Two whole Mystus Catfish [Cá Chot (Vietnam); Mystus mysticetus   |   of family Mystus multiradiatus - Family Bagridae (Bagrid catfishes)]

Native to the Mekong (Laos, Thailand, Cambodia, Vietnam) and Chao Phraya (Thailand) river basins of Southeast Asia, these fish can grow to a shade over 5 inches long. They often form schools of both species, but M. mysticetus can be told apart because you can see it's eyes from the underside, and M. multiradiatus has a rounder anal fin. Fishbase has no common names for these fish, so we're calling them by the name on the package we bought. These are a well known fish in Vietnam, where they are harvested when the rice paddies start to dry and they heads for the river.

More on Catfish.

This fish is quite popular in Vietnam, and is used in sour fish soups and braised in a chili lemongrass sauce. It can also be dusted with rice flour, fried and eaten with a dip. It should be prepared as described below for any method of cooking.

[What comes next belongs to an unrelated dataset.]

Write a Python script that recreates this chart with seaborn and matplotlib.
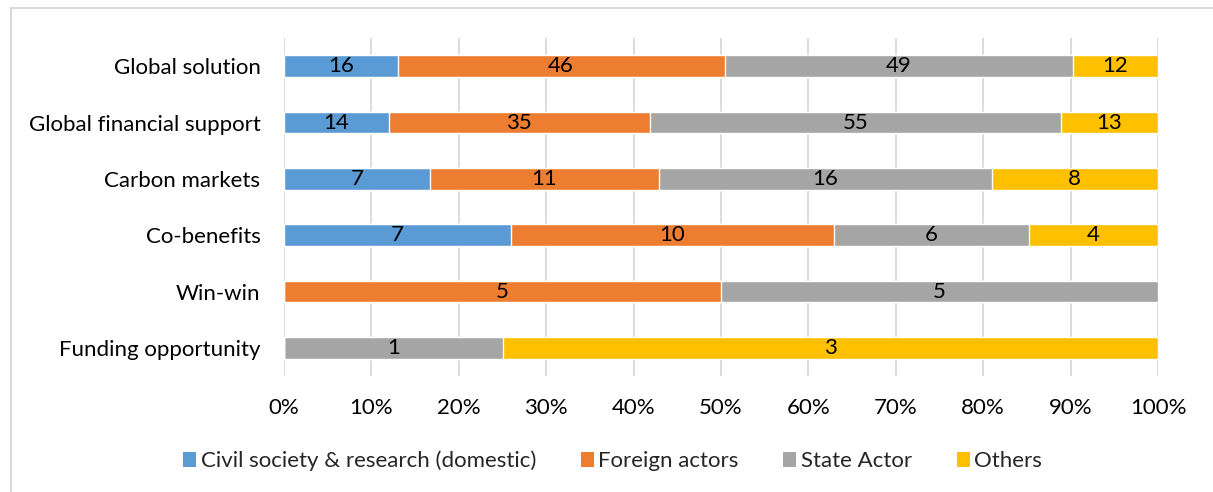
import seaborn as sns
import matplotlib.pyplot as plt
import pandas as pd
from matplotlib.lines import Line2D
from matplotlib.patches import Patch
from matplotlib.ticker import PercentFormatter

categories = ["Global solution", "Global financial support", "Carbon markets",
              "Co-benefits", "Win-win", "Funding opportunity"]
series = ["Civil society & research (domestic)", "Foreign actors", "State Actor", "Others"]
civil = [16, 14, 7, 7, 0, 0]
foreign = [46, 35, 11, 10, 5, 0]
state = [49, 55, 16, 6, 5, 1]
others = [12, 13, 8, 4, 0, 3]
colors = ["#5B9BD5", "#ED7D31", "#A5A5A5", "#FFC000"]

df = pd.DataFrame({"category": categories, series[0]: civil, series[1]: foreign,
                   series[2]: state, series[3]: others})
counts = df[series]
pct = counts.div(counts.sum(axis=1), axis=0)
cum = pct.cumsum(axis=1)

sns.set_style("white")
plt.rcParams["font.family"] = ["Lato", "DejaVu Sans"]

fig = plt.figure(figsize=(12.13, 4.92), dpi=100)
ax = fig.add_axes([284 / 1213, 1 - 376 / 492, 874 / 1213, 338 / 492])

# stacked by overlaying cumulative bars, widest first
for i in range(len(series) - 1, -1, -1):
    plot_df = pd.DataFrame({"category": categories, "w": cum[series[i]]})
    sns.barplot(data=plot_df, x="w", y="category", order=categories, color=colors[i],
                width=0.39, saturation=1, ax=ax, zorder=2)

# segment labels
for r, cat in enumerate(categories):
    start = 0
    for s in series:
        v = counts.loc[r, s]
        p = pct.loc[r, s]
        if v > 0:
            ax.text(start + p / 2, r, str(v), ha="center", va="center",
                    fontsize=16, color="#000000", zorder=3)
        start += p

ax.set_xlim(0, 1)
ax.set_ylim(len(categories) - 0.5, -0.5)
ax.set_xticks([i / 10 for i in range(11)])
ax.xaxis.set_major_formatter(PercentFormatter(1.0, decimals=0))
ax.grid(axis="x", color="#D9D9D9", linewidth=1.3, zorder=0)
ax.set_axisbelow(True)
ax.set_xlabel("")
ax.set_ylabel("")
for sp in ax.spines.values():
    sp.set_visible(False)
ax.tick_params(axis="both", length=0, labelsize=16, colors="#000000")
ax.tick_params(axis="x", pad=16)
ax.tick_params(axis="y", pad=17)

handles = [Patch(facecolor=c, edgecolor="none") for c in colors]
fig.legend(handles, series, loc="center", bbox_to_anchor=(0.505, 1 - 461 / 492), ncol=4,
           frameon=False, fontsize=16, handlelength=0.6, handleheight=0.6,
           handletextpad=0.2, columnspacing=2.0)

# chart frame (left and top edges visible)
fig.add_artist(Line2D([11 / 1213, 11 / 1213], [0, 1 - 8 / 492], color="#D9D9D9",
                      linewidth=1.5, transform=fig.transFigure))
fig.add_artist(Line2D([11 / 1213, 1], [1 - 8 / 492, 1 - 8 / 492], color="#D9D9D9",
                      linewidth=1.5, transform=fig.transFigure))

fig.savefig("out.png", dpi=100)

Buying:   These fish are sold both "head-off" and "head-on". The instructions below are for "head-on". These fish can often be found in the freezer cases of some of the large Asian markets here in Los Angeles, neatly arranged in foam trays. The photo specimens, wild caught in Vietnam, were purchased at 2016 US $1.69 for a tray of 57 fish, weighing 12 ounces after thawing. The larger of the two fish in the photo was 4-1/8 inches long and weighed 0.33 ounce. Average weight for the whole package was 0.21 ounce (6 grams) per fish.

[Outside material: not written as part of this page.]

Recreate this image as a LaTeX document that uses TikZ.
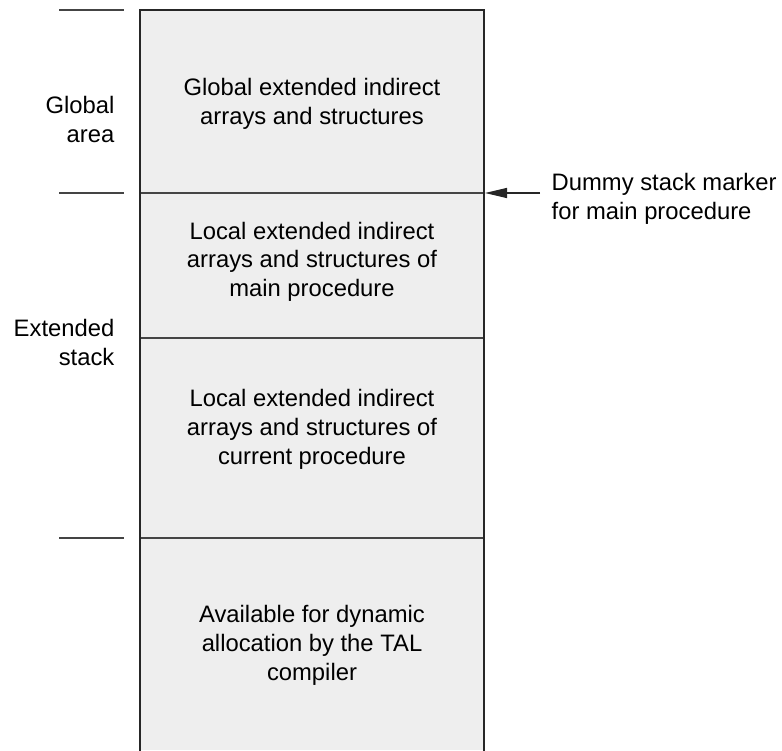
\documentclass[tikz,border=0pt]{standalone}
\usepackage{fontspec}
\setmainfont{Liberation Sans}
\usetikzlibrary{arrows.meta}
\definecolor{boxfill}{HTML}{EEEEEE}
\definecolor{rule}{HTML}{444444}
\begin{document}
\begin{tikzpicture}[x=1pt,y=-1pt,
  lbl/.style={inner sep=0pt,font=\fontsize{23.8}{28.8}\selectfont},
  boxtext/.style={lbl,align=center,anchor=base},
  sidetext/.style={lbl,align=right,anchor=base east},
  divider/.style={draw=rule,line width=1.6pt},
  tick/.style={draw=rule,line width=1.6pt},
  edge/.style={draw=black!85,line width=1.3pt},
  pointer/.style={draw=black!85,line width=1.3pt,-{Triangle[length=22pt,width=10pt]}}]
\useasboundingbox (0,0) rectangle (782,750);
% memory box (open at bottom)
\fill[boxfill] (140,10) rectangle (484,750);
\draw[divider] (140,193) -- (484,193);
\draw[divider] (140,338) -- (484,338);
\draw[divider] (140,538) -- (484,538);
\draw[edge] (140,751) -- (140,10) -- (484,10) -- (484,751);
% outer ticks
\draw[tick] (59,10) -- (124,10);
\draw[tick] (59,193) -- (124,193);
\draw[tick] (59,538) -- (124,538);
% texts in box (anchor base = baseline of last line)
\node[boxtext] (glob) at (312,124) {Global extended indirect\\arrays and structures};
\node[boxtext] (lmain) at (312,296.7) {Local extended indirect\\arrays and structures of\\main procedure};
\node[boxtext] (lcur) at (312,464.3) {Local extended indirect\\arrays and structures of\\current procedure};
\node[boxtext] (avail) at (312,680.5) {Available for dynamic\\allocation by the TAL\\compiler};
% side labels
\node[sidetext] (garea) at (114.5,142.3) {Global\\area};
\node[sidetext] (estack) at (114.5,365) {Extended\\stack};
\node[lbl,align=left,anchor=base west] (dummy) at (551.5,219.5) {Dummy stack marker\\for main procedure};
% pointer
\coordinate (ptail) at (540,193);
\coordinate (phead) at (485,193);
\draw[pointer] (ptail) -- (phead);
\end{tikzpicture}
\end{document}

Caution:   These fish have three strong, needle sharp spines you should carefully avoid - one each on their pectoral fins, and one at the leading edge of the dorsal fin.

Scales:   They're catfish so they don't have scales, and are not kosher.

Cleaning:   This is a little tedious, but not difficult. It is fastest to do each step on all the fish before going on to the next step.

  1. Thaw the fish. A cold water thaw will work fine.
  2. Using sharp kitchen shears, cut off the head at the back of the hard part. This will be a little in front of the sharp dorsal fin spine. Cut diagonally, taking off the pectoral fins and their sharp spines.
  3. Using the shears, cut off the dorsal fin, cutting deep enough so take a tiny bit of the flesh with the fin. This gets rid of the third sharp spine. It is most accurate to cut from the aft end of the fin forward.
  4. Using the shears, cut from the front diagonally just enough to cut off the pelvic fins at the bottom of the fish. This will open up the belly for cleaning.
  5. Cut off the tail if desired. It can be left on if you will be serving the fish just dusted with rice flour and fried, but for soups and stews, cut it off.
  6. Scrape out the innards and rinse out under running water. The belly will be wide open so it takes only a moment to scrape everything out with a fingernail.

Yield:   12 ounces of thawed fish yielded 6-1/2 ounces (54%) cleaned as described above. This is with the backbone left in.